«Somos lo que hacemos repetidamente. La excelencia, entonces, no es un acto, sino un hábito».
Aristóteles
El problema no es la maldad que eventualmente expresamos en la vida diaria, sino el hábito de realizarlo. Eso aconsejan los sabios. Las acciones torcidas son inevitables: los celos, las envidias, la ira, el egoísmo. La dificultad inicia cuando se transforma en parte de nuestro carácter, exponiéndonos a una servidumbre insuperable.
Por supuesto que esta debería ser la lucha cotidiana, la gestión moral de nuestras vidas. Y, sin embargo, cada vez más predomina la desfachatez, que no es simplemente una especie de convivencia con los propios defectos, sino la arrogancia de sentirse libre en su exposición pública. El sentimiento convencido de que lo suyo debería ser celebrado en las plazas públicas.
Llegar a ello exige el concurso personal. Una cierta estupidez de carácter que predispone. Aderezado, me parece, con la falta de examen en una vida siempre agitada y abocada a las distracciones diarias. El descuido de un espíritu que voluntariamente extravía lo esencial ocupándose de bagatelas que juzga de primer orden. Y, sin embargo, esto no lo explica todo.

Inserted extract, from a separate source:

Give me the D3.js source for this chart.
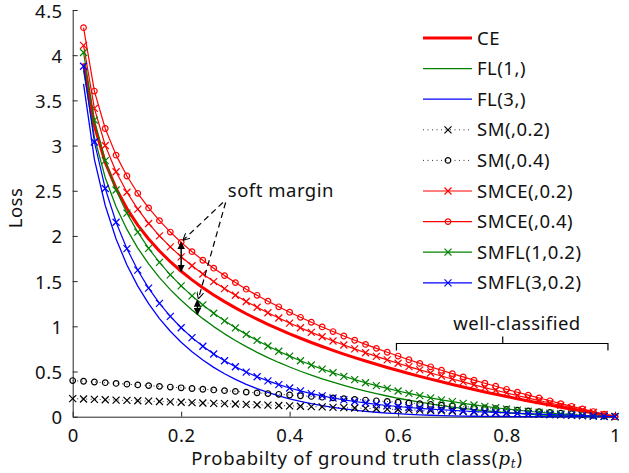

La maldad que permitimos que anide en nuestras conciencias sería imposible sin una cultura que relaja la aspiración a la vida buena. La condición social que felicita la corrupción o, como dicen algunos, «la normaliza». Producto también de una perversión conceptual (pseudo filosófica) que lo relativiza todo, justificando un libertinaje dañino.
Lo anterior se abona desde un capitalismo global que impone la visión individualista. La idea de que lo que importa soy yo porque lo social es solo una metafísica con voluntad de imposición violenta. Así, cada uno crea su moral desde el ánimo de lucro y la satisfacción desmedida de los propios instintos.
Y como la ideología ha penetrado en las costumbres, las instituciones no están exentas. Por esa razón, hay maldad por todas partes, no solo en los organismos de Estado, sino en el sector comercial, empresarial, eclesial y sindical, entre tantos otros entes sociales. La vida se ha convertido así en una especie de «todo se vale» y un «sálvese quien pueda». El predominio de que solo los fuertes sobreviven y para triunfar hay que ser tartufo.
Al inicio he dicho que quizá todo inicie con un acto desviado que, repetido, se vuelve vicio. Está visto, no obstante, que al tiempo que es imperativo estar despiertos, conviene vigilar nuestros pensamientos: lo que leemos, vemos en el cine o en las sesiones de TikTok. Nuestra mala conducta puede colarse desde la inocencia de un video que celebre «las virtudes» de quien estafa, miente o es intolerante.